Le Journal de Quebec

Simple Plan et le mal de vivre

- SOPHIE DUROCHER sophie.durocher @quebecorme­dia.com

Cette semaine, j’entendais un animateur radio qui réagissait à la nouvelle concernant le bassiste de Simple Plan qui souffre d’une dépression majeure. En gros, il a dit: «C’est fou, hein, ce gars-là joue avec un groupe hyper populaire, leurs fans les adorent, ils font des spectacles partout dans le monde, c’est difficile de croire qu’il est déprimé». Comme si le fait d’être riche, adulé et apprécié nous mettait à l’abri d’une maladie qui vous enlève le goût de vivre!

Ça montre bien à quel point il y a encore, en 2017, des tonnes de préjugés sur la maladie mentale. Imaginez-vous un animateur radio qui aurait dit: «Ce gars-là est très populaire, tout le monde l’aime, comment se fait-il qu’il est diabétique?»

LA GRANDE DÉPRIME

En faisant sa sortie publique pour annoncer qu’il souffre d’une dépression majeure et qu’il ne pourra pas suivre les autres membres de Simple Plan dans leur tournée européenne, David Desrosiers a fait preuve d’un grand courage. Et par la même occasion, il a rendu un immense service à tous ceux qui doivent vivre au quotidien avec une maladie «entre les deux oreilles».

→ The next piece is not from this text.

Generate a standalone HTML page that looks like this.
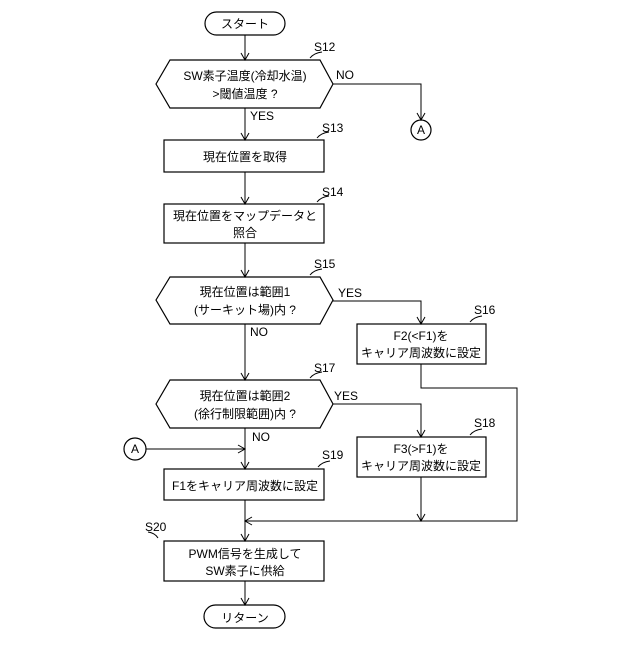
<!DOCTYPE html>
<html><head><meta charset="utf-8"><style>
body{margin:0;background:#fff}
text{font-family:"Liberation Sans","Noto Sans CJK JP",sans-serif;font-size:12px;fill:#000}
.s{font-size:12px}
</style></head><body>
<svg width="640" height="640" viewBox="0 0 640 640" xmlns="http://www.w3.org/2000/svg">
<defs><marker id="a" markerWidth="10" markerHeight="10" refX="9" refY="5" orient="auto" markerUnits="userSpaceOnUse"><path d="M2,1 L9,5 L2,9" fill="none" stroke="#000" stroke-width="1"/></marker></defs>
<g fill="none" stroke="#000" stroke-width="1.2">
<rect x="205" y="12" width="80" height="23" rx="11.5"/>
<polygon points="156,84 170,60 320,60 333,84 320,108 170,108"/>
<rect x="164" y="140" width="160" height="32"/>
<rect x="164" y="204" width="160" height="39"/>
<polygon points="156,300 170,277 320,277 333,300 320,324 170,324"/>
<rect x="357" y="324" width="129" height="40"/>
<polygon points="156,404 170,380 320,380 333,404 320,428 170,428"/>
<rect x="357" y="437" width="129" height="40"/>
<rect x="164" y="469" width="160" height="31"/>
<rect x="164" y="541" width="160" height="40"/>
<rect x="204" y="605" width="81" height="23" rx="11.5"/>
<circle cx="421" cy="130" r="10"/>
<circle cx="135" cy="449" r="11"/>
</g>
<g fill="none" stroke="#000" stroke-width="1">
<path d="M245,35V60" marker-end="url(#a)"/>
<path d="M245,108V140" marker-end="url(#a)"/>
<path d="M245,172V204" marker-end="url(#a)"/>
<path d="M245,243V277" marker-end="url(#a)"/>
<path d="M245,324V380" marker-end="url(#a)"/>
<path d="M245,428V469" marker-end="url(#a)"/>
<path d="M245,500V541" marker-end="url(#a)"/>
<path d="M245,581V605" marker-end="url(#a)"/>
<path d="M333,84H421V120" marker-end="url(#a)"/>
<path d="M333,301H421V324" marker-end="url(#a)"/>
<path d="M333,404H421V437" marker-end="url(#a)"/>
<path d="M146,449H245" marker-end="url(#a)"/>
<path d="M421,477V521" marker-end="url(#a)"/>
<path d="M421,364V388H517V521H245" marker-end="url(#a)"/>
<path d="M310,58 q4,-5 12,-6 M317,138 q4,-5 12,-6 M317,202 q4,-5 12,-6 M310,275 q4,-5 12,-6 M470,322 q4,-5 12,-6 M310,378 q4,-5 12,-6 M470,435 q4,-5 12,-6 M318,467 q4,-5 12,-6 M158,538 q-3,-5 -10,-6"/>
</g>
<text x="245" y="28" text-anchor="middle">スタート</text>
<text x="245" y="80" text-anchor="middle">SW素子温度(冷却水温)</text>
<text x="245" y="98" text-anchor="middle">&gt;閾値温度 ?</text>
<text x="245" y="161" text-anchor="middle">現在位置を取得</text>
<text x="245" y="220" text-anchor="middle">現在位置をマップデータと</text>
<text x="245" y="237" text-anchor="middle">照合</text>
<text x="245" y="296" text-anchor="middle">現在位置は範囲1</text>
<text x="245" y="314" text-anchor="middle">(サーキット場)内 ?</text>
<text x="421" y="340" text-anchor="middle">F2(&lt;F1)を</text>
<text x="421" y="357" text-anchor="middle">キャリア周波数に設定</text>
<text x="245" y="400" text-anchor="middle">現在位置は範囲2</text>
<text x="245" y="418" text-anchor="middle">(徐行制限範囲)内 ?</text>
<text x="421" y="453" text-anchor="middle">F3(&gt;F1)を</text>
<text x="421" y="470" text-anchor="middle">キャリア周波数に設定</text>
<text x="245" y="490" text-anchor="middle">F1をキャリア周波数に設定</text>
<text x="245" y="558" text-anchor="middle">PWM信号を生成して</text>
<text x="245" y="575" text-anchor="middle">SW素子に供給</text>
<text x="245" y="622" text-anchor="middle">リターン</text>
<text x="421" y="134" text-anchor="middle" class="s">A</text>
<text x="135" y="453" text-anchor="middle" class="s">A</text>
<text x="250" y="120" class="s">YES</text>
<text x="336" y="79" class="s">NO</text>
<text x="338" y="297" class="s">YES</text>
<text x="250" y="336" class="s">NO</text>
<text x="334" y="400" class="s">YES</text>
<text x="252" y="441" class="s">NO</text>
<text x="314" y="51" class="s">S12</text>
<text x="322" y="132" class="s">S13</text>
<text x="322" y="196" class="s">S14</text>
<text x="314" y="268" class="s">S15</text>
<text x="474" y="314" class="s">S16</text>
<text x="314" y="372" class="s">S17</text>
<text x="474" y="427" class="s">S18</text>
<text x="322" y="459" class="s">S19</text>
<text x="145" y="531" class="s">S20</text>
</svg>
</body></html>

Je pense en particulie­r au message que David Desrosiers a envoyé aux nombreux jeunes fans de Simple Plan. Quand tu es jeune, tu te penses invincible, immortel, solide comme le roc, à l’abri de tout. En leur confiant que lui, qui remplit des arénas aux quatre coins de la planète, est aussi fragile qu’un cerf-volant dont la corde se casse au vent, il vient de leur montrer qu’on porte tous en nous cette faiblesse. Personne n’est à l’abri d’un sale coup du destin, personne n’est à l’abri des idées noires.

Comme le disait Leonard Cohen dans sa fabuleuse chanson Anthem: «Il y a une faille dans toute chose, c’est par là qu’entre la lumière.»

J’espère que David Desrosiers va prendre tout le temps qu’il faut pour se soigner, prendre soin de lui et émerger de cette maladie. Mais j’espère qu’il sait à quel point son geste public a été important.

PAS TOUS ÉGAUX

Quand l’excentriqu­e et adorable animatrice Varda a publié son livre Maudite folle, elle parlait ouvertemen­t de sa manioaco-dépresison. Quand Florence K a sorti son livre Buena Vida, on a découvert ses tentatives de suicide et son internemen­t pendant cinq semaines en psychiatri­e.

Avant elles, il y a eu les témoignage­s publics de Normand Brathwaite, de Guy Latraverse ou de Stefie Shock.

Chaque fois, à chaque témoignage, on détruit les tabous, on déboulonne les mythes, on informe, on éduque, on apprend la tolérance, la compassion, la bienveilla­nce.

Chaque fois qu’une personnali­té publique fait son «coming out» et raconte les hauts et les bas de sa santé mentale, ça encourage une meilleure acceptatio­n.

Mais chaque fois, je me pose la question: si ces artistes étaient une serveuse dans un snack bar, un vendeur de voitures d’occasion ou un pigiste entre deux contrats, est-ce que leur entourage serait aussi prêt à les encourager? Estce que toutes les entreprise­s, tous les employeurs sont aussi conciliant­s quand un de leurs employés est en dépression?

Trop souvent, encore aujourd’hui, le D de la dépression est une lettre écarlate dans un dossier.